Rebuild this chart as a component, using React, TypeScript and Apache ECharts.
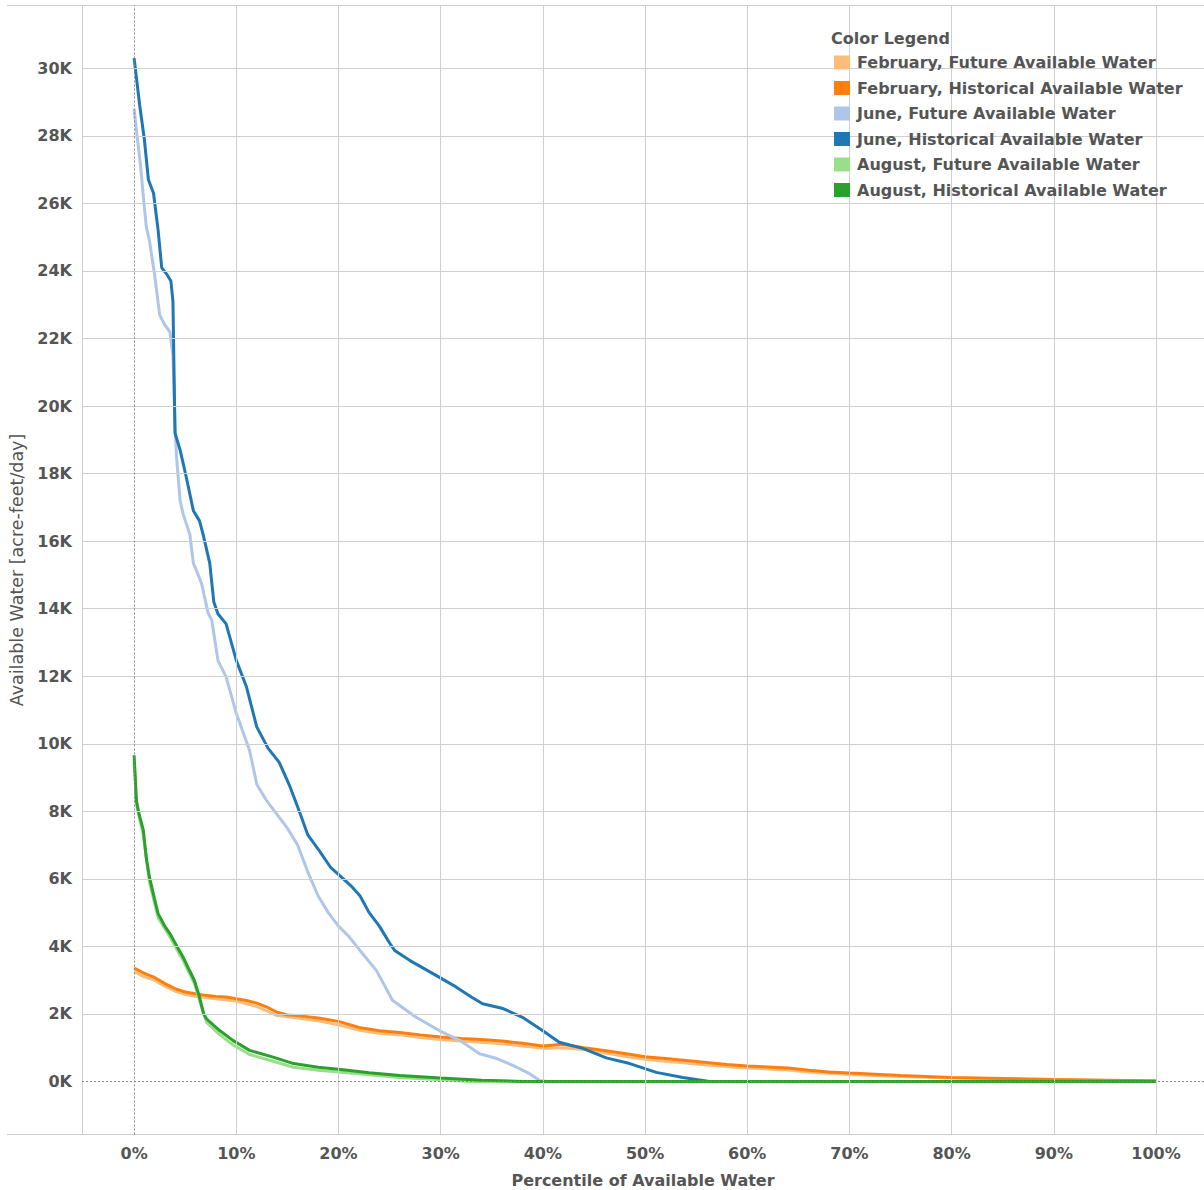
import React, { useEffect, useRef } from "react";
import * as echarts from "echarts";

// Values: x = percentile (%), y = available water (thousand acre-feet/day)
const febFuture: [number, number][] = [
  [0, 3.25], [1, 3.1], [2, 3.0], [3, 2.82], [4, 2.68], [5, 2.58], [6, 2.52], [8, 2.45], [10, 2.38],
  [12, 2.22], [14, 1.95], [16, 1.88], [18, 1.8], [20, 1.68], [22, 1.52], [24, 1.43], [26, 1.38],
  [28, 1.3], [30, 1.24], [32, 1.2], [34, 1.16], [36, 1.12], [38, 1.05], [40, 0.98], [42, 1.0],
  [44, 0.95], [46, 0.85], [48, 0.75], [50, 0.66], [52, 0.6], [54, 0.55], [56, 0.49], [58, 0.44],
  [60, 0.4], [62, 0.37], [64, 0.34], [66, 0.28], [68, 0.24], [70, 0.21], [75, 0.15], [80, 0.1],
  [85, 0.07], [90, 0.05], [95, 0.03], [100, 0.01],
];
const febHistorical: [number, number][] = [
  [0, 3.36], [1, 3.2], [2, 3.08], [3, 2.9], [4, 2.75], [5, 2.65], [6, 2.6], [7, 2.55], [8, 2.52],
  [9, 2.5], [10, 2.45], [11, 2.4], [12, 2.32], [13, 2.2], [14, 2.05], [15, 1.97], [16, 1.95],
  [18, 1.88], [20, 1.78], [22, 1.6], [24, 1.5], [26, 1.45], [28, 1.38], [30, 1.32], [32, 1.27],
  [34, 1.24], [36, 1.2], [38, 1.13], [40, 1.05], [42, 1.1], [44, 1.0], [46, 0.92], [48, 0.83],
  [50, 0.73], [52, 0.68], [54, 0.62], [56, 0.56], [58, 0.5], [60, 0.46], [62, 0.43], [64, 0.4],
  [66, 0.33], [68, 0.28], [70, 0.25], [75, 0.18], [80, 0.12], [85, 0.09], [90, 0.06], [95, 0.04],
  [100, 0.02],
];
const juneFuture: [number, number][] = [
  [0, 28.8], [0.25, 28.1], [0.6, 27.2], [1.0, 25.9], [1.2, 25.3], [1.5, 24.9], [2.0, 23.9],
  [2.5, 22.7], [3.0, 22.4], [3.5, 22.2], [3.8, 21.5], [4.0, 19.5], [4.15, 18.5], [4.5, 17.2],
  [4.8, 16.8], [5.45, 16.2], [5.8, 15.35], [6.6, 14.75], [7.24, 13.87], [7.6, 13.66], [8.2, 12.47],
  [9.0, 11.98], [10.0, 10.9], [11.3, 9.8], [12.0, 8.8], [13.0, 8.3], [14.0, 7.9], [15.0, 7.5],
  [16.0, 7.0], [17.0, 6.2], [18.0, 5.5], [19.0, 5.0], [20.0, 4.6], [21.0, 4.3], [22.1, 3.88],
  [23.7, 3.29], [25.3, 2.4], [27.6, 1.9], [29.9, 1.5], [31.9, 1.21], [33.8, 0.82], [35.5, 0.68],
  [37.1, 0.47], [38.7, 0.23], [39.7, 0.03], [40.5, 0], [100, 0],
];
const juneHistorical: [number, number][] = [
  [0, 30.3], [0.55, 28.9], [1.0, 27.9], [1.4, 26.7], [1.9, 26.3], [2.35, 25.2], [2.7, 24.1],
  [3.2, 23.9], [3.6, 23.7], [3.8, 23.1], [4.0, 19.2], [4.5, 18.7], [5.1, 17.9], [5.8, 16.9],
  [6.4, 16.6], [6.75, 16.2], [7.4, 15.35], [7.8, 14.2], [8.2, 13.85], [9.0, 13.55], [10.0, 12.47],
  [11.0, 11.68], [12.0, 10.5], [13.1, 9.87], [14.2, 9.45], [15.2, 8.77], [16.2, 7.97], [17.0, 7.3],
  [18.2, 6.8], [19.2, 6.35], [20.1, 6.1], [21.2, 5.8], [22.1, 5.5], [23.0, 5.0], [24.0, 4.6],
  [25.0, 4.1], [25.5, 3.88], [27.0, 3.58], [29.2, 3.2], [31.5, 2.8], [33.0, 2.5], [34.1, 2.3],
  [36.1, 2.16], [38.0, 1.9], [40.0, 1.5], [41.6, 1.16], [43.9, 0.98], [46.2, 0.7], [48.5, 0.53],
  [51.1, 0.27], [53.7, 0.12], [56.3, 0], [100, 0],
];
const augFuture: [number, number][] = [
  [0, 9.5], [0.23, 8.2], [0.9, 7.3], [1.5, 5.9], [2.35, 4.85], [3.5, 4.28], [4.8, 3.58],
  [5.9, 2.9], [6.4, 2.4], [7.1, 1.75], [8.4, 1.38], [9.7, 1.08], [11.3, 0.8], [13.6, 0.6],
  [15.6, 0.42], [18, 0.33], [20, 0.28], [23, 0.2], [26, 0.12], [30, 0.05], [33, 0], [100, 0],
];
const augHistorical: [number, number][] = [
  [0, 9.66], [0.23, 8.3], [0.5, 7.9], [0.9, 7.44], [1.2, 6.6], [1.5, 6.05], [2.0, 5.4],
  [2.35, 4.97], [3.0, 4.6], [3.5, 4.38], [4.2, 4.0], [4.8, 3.68], [5.4, 3.3], [5.9, 2.99],
  [6.4, 2.5], [6.8, 2.0], [7.1, 1.85], [8.4, 1.5], [9.7, 1.21], [11.3, 0.92], [13.6, 0.72],
  [15.6, 0.53], [18, 0.42], [20, 0.36], [23, 0.26], [26, 0.18], [30, 0.1], [34, 0.04], [38, 0],
  [100, 0],
];

const seriesNames = [
  "February, Future Available Water",
  "February, Historical Available Water",
  "June, Future Available Water",
  "June, Historical Available Water",
  "August, Future Available Water",
  "August, Historical Available Water",
];
const seriesColors = ["#ffbb78", "#ff7f0e", "#aec7e8", "#1f77b4", "#98df8a", "#2ca02c"];
const seriesData = [febFuture, febHistorical, juneFuture, juneHistorical, augFuture, augHistorical];

const xTicks = [0, 10, 20, 30, 40, 50, 60, 70, 80, 90, 100];
const yTicks = [0, 2, 4, 6, 8, 10, 12, 14, 16, 18, 20, 22, 24, 26, 28, 30];
const xMin = -5.1;
const xMax = 104.7;
const yMin = -1.57;
const yMax = 31.86;

const FONT = "'DejaVu Sans', Verdana, sans-serif";
const TXT = "#555555";
const GRID = "#cfcfcf";

export default function App() {
  const ref = useRef<HTMLDivElement>(null);
  useEffect(() => {
    if (!ref.current) return;
    const chart = echarts.init(ref.current, null, { renderer: "svg" });
    const gridLeft = 82;
    const gridTop = 5.5;
    const gridBottomY = 1134.5;
    const lines = seriesNames.map((name, i) => ({
      name,
      type: "line",
      data: seriesData[i],
      showSymbol: false,
      symbol: "none",
      z: 3,
      lineStyle: { color: seriesColors[i], width: 3 },
      itemStyle: { color: seriesColors[i] },
    }));
    chart.setOption({
      animation: false,
      grid: {
        left: gridLeft,
        top: gridTop,
        right: 0,
        bottom: 1190 - gridBottomY,
        containLabel: false,
        outerBoundsMode: "none",
      },
      xAxis: {
        type: "value",
        min: xMin,
        max: xMax,
        axisLine: { show: false },
        axisTick: { show: false },
        splitLine: { show: false },
        axisLabel: {
          customValues: xTicks,
          formatter: (v: number) => `${v}%`,
          color: TXT,
          fontFamily: FONT,
          fontWeight: "bold",
          fontSize: 16,
          margin: 11,
        },
        name: "Percentile of Available Water",
        nameLocation: "middle",
        nameGap: 38,
        nameTextStyle: { color: TXT, fontFamily: FONT, fontWeight: "bold", fontSize: 16 },
      },
      yAxis: {
        type: "value",
        min: yMin,
        max: yMax,
        axisLine: { show: false },
        axisTick: { show: false },
        splitLine: { show: false },
        axisLabel: {
          customValues: yTicks,
          formatter: (v: number) => `${v}K`,
          color: TXT,
          fontFamily: FONT,
          fontWeight: "bold",
          fontSize: 16,
          margin: 10,
        },
        name: "Available Water [acre-feet/day]",
        nameLocation: "middle",
        nameRotate: 90,
        nameGap: 44,
        nameTextStyle: { color: TXT, fontFamily: FONT, fontWeight: "normal", fontSize: 17.5 },
      },
      legend: {
        data: seriesNames,
        orient: "vertical",
        left: 829,
        top: 49.5,
        icon: "rect",
        itemWidth: 16,
        itemHeight: 14,
        itemGap: 9.5,
        selectedMode: false,
        z: 6,
        textStyle: {
          color: TXT,
          fontFamily: FONT,
          fontWeight: "bold",
          fontSize: 16,
          lineHeight: 16,
          padding: [0, 0, 0, 2],
        },
      },
      graphic: [
        { type: "line", z: 1, shape: { x1: 7, y1: gridTop, x2: 1204, y2: gridTop }, style: { stroke: GRID, lineWidth: 1 } },
        { type: "line", z: 1, shape: { x1: 7, y1: gridBottomY, x2: 1204, y2: gridBottomY }, style: { stroke: GRID, lineWidth: 1 } },
        { type: "line", z: 1, shape: { x1: gridLeft + 0.5, y1: gridTop, x2: gridLeft + 0.5, y2: gridBottomY }, style: { stroke: GRID, lineWidth: 1 } },
        { type: "rect", z: 5, shape: { x: 823, y: 23, width: 367, height: 179 }, style: { fill: "#ffffff" } },
        {
          type: "text",
          z: 6,
          x: 831,
          y: 38.5,
          style: { text: "Color Legend", fill: TXT, font: `bold 16px ${FONT}`, textVerticalAlign: "middle" },
        },
      ],
      series: [
        {
          name: "gridlines",
          type: "line",
          data: [],
          z: 1,
          silent: true,
          markLine: {
            silent: true,
            symbol: "none",
            label: { show: false },
            lineStyle: { color: GRID, type: "solid", width: 1 },
            data: [
              ...xTicks.filter((v) => v !== 0).map((v) => ({ xAxis: v })),
              ...yTicks.filter((v) => v !== 0).map((v) => ({ yAxis: v })),
            ],
          },
        },
        {
          name: "zerolines",
          type: "line",
          data: [],
          z: 2,
          silent: true,
          markLine: {
            silent: true,
            symbol: "none",
            label: { show: false },
            lineStyle: { color: "#8a8a8a", type: [2, 2], width: 1 },
            data: [{ xAxis: 0 }, { yAxis: 0 }],
          },
        },
        ...lines,
      ],
    });
    return () => chart.dispose();
  }, []);
  return (
    <div
      ref={ref}
      style={{ position: "fixed", left: 0, top: 0, width: 1204, height: 1190, background: "#ffffff" }}
    />
  );
}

SET PROBLEM -> Set down again, exactly, the lines of the material above from its first line to the one with "import * as", inclusive. Leave the pictures out.

EXERCISE RESPONSE ->
Rebuild this chart as a component, using React, TypeScript and Apache ECharts.
import React, { useEffect, useRef } from "react";
import * as echarts from "echarts";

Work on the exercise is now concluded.